____ SUPPLIED RECORDS
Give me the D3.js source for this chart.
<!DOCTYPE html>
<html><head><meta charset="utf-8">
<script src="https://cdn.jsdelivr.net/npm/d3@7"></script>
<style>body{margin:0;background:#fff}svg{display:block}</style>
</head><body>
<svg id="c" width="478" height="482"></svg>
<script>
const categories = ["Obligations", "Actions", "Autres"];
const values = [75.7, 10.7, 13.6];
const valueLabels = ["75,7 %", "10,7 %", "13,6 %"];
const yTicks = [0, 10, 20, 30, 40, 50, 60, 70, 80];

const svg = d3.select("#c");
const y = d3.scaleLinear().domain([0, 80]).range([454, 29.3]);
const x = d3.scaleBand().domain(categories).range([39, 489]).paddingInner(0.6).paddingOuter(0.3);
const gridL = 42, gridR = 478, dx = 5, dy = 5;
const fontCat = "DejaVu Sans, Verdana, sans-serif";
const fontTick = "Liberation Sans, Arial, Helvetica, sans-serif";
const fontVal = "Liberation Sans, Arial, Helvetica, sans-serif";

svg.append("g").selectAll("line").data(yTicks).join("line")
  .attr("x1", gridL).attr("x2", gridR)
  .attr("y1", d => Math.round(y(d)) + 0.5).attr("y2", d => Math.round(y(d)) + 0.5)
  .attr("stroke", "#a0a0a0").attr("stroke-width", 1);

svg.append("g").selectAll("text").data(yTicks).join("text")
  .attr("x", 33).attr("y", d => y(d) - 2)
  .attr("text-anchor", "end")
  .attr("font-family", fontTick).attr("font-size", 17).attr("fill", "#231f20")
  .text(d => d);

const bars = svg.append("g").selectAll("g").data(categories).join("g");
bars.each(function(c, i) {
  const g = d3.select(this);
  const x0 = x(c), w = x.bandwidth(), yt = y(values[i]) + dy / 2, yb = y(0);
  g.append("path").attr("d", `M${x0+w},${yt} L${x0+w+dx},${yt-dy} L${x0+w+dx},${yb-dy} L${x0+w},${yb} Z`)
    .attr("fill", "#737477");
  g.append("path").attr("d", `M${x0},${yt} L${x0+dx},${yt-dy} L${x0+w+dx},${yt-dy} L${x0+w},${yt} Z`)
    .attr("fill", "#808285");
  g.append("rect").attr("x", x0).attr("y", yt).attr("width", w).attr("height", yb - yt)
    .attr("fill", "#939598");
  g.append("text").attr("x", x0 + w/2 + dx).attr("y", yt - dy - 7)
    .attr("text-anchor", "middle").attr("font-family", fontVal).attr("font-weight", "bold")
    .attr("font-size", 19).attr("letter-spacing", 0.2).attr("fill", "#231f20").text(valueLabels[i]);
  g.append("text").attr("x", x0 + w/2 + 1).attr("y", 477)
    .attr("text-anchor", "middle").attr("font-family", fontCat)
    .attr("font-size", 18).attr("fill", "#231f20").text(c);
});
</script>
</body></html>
________
____ SUPPLIED RECORDS
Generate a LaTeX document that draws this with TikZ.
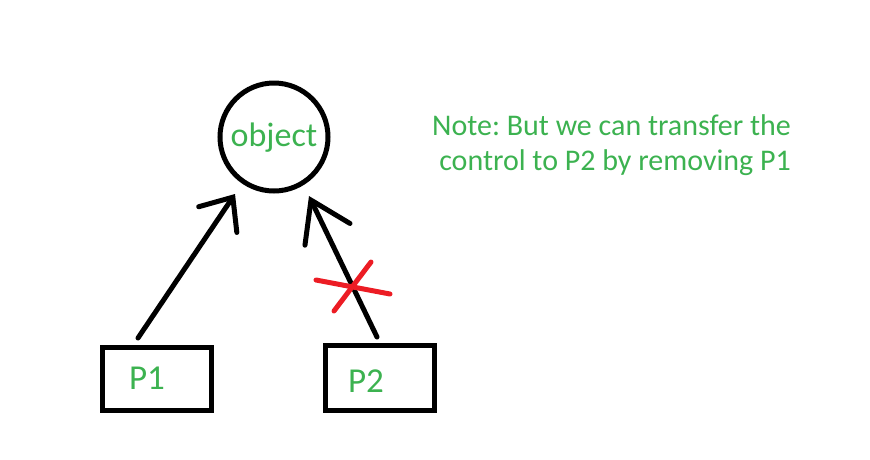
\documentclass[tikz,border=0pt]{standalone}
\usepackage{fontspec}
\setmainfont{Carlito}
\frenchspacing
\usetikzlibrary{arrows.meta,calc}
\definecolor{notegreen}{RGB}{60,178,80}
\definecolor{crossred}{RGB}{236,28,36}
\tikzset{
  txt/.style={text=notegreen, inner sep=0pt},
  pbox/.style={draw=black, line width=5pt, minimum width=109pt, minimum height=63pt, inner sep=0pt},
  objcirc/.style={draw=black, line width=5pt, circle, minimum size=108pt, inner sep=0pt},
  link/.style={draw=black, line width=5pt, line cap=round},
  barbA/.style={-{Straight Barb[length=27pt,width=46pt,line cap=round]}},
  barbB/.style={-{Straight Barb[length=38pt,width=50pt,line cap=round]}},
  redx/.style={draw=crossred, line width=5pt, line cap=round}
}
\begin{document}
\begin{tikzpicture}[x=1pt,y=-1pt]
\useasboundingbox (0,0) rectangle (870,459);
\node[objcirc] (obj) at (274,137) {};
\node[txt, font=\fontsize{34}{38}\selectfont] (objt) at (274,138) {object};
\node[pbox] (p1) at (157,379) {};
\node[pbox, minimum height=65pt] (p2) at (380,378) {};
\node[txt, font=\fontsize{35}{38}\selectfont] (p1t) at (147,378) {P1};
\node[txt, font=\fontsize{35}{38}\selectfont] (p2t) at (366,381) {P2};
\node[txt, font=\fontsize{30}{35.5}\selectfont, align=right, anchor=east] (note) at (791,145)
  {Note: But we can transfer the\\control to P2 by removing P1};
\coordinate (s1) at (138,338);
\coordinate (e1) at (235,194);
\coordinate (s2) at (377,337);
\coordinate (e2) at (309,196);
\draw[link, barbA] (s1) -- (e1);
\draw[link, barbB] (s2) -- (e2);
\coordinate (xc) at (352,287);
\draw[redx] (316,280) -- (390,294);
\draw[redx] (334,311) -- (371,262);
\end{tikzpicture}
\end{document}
________
TASK STATEMENT:
Provide an exact reproduction of only those lines that start at the line containing "Give me the D3.js source for this chart." and end at the line containing "60, 70, 80];", inclusive.

RIGHT ANSWER:
Give me the D3.js source for this chart.
<!DOCTYPE html>
<html><head><meta charset="utf-8">
<script src="https://cdn.jsdelivr.net/npm/d3@7"></script>
<style>body{margin:0;background:#fff}svg{display:block}</style>
</head><body>
<svg id="c" width="478" height="482"></svg>
<script>
const categories = ["Obligations", "Actions", "Autres"];
const values = [75.7, 10.7, 13.6];
const valueLabels = ["75,7 %", "10,7 %", "13,6 %"];
const yTicks = [0, 10, 20, 30, 40, 50, 60, 70, 80];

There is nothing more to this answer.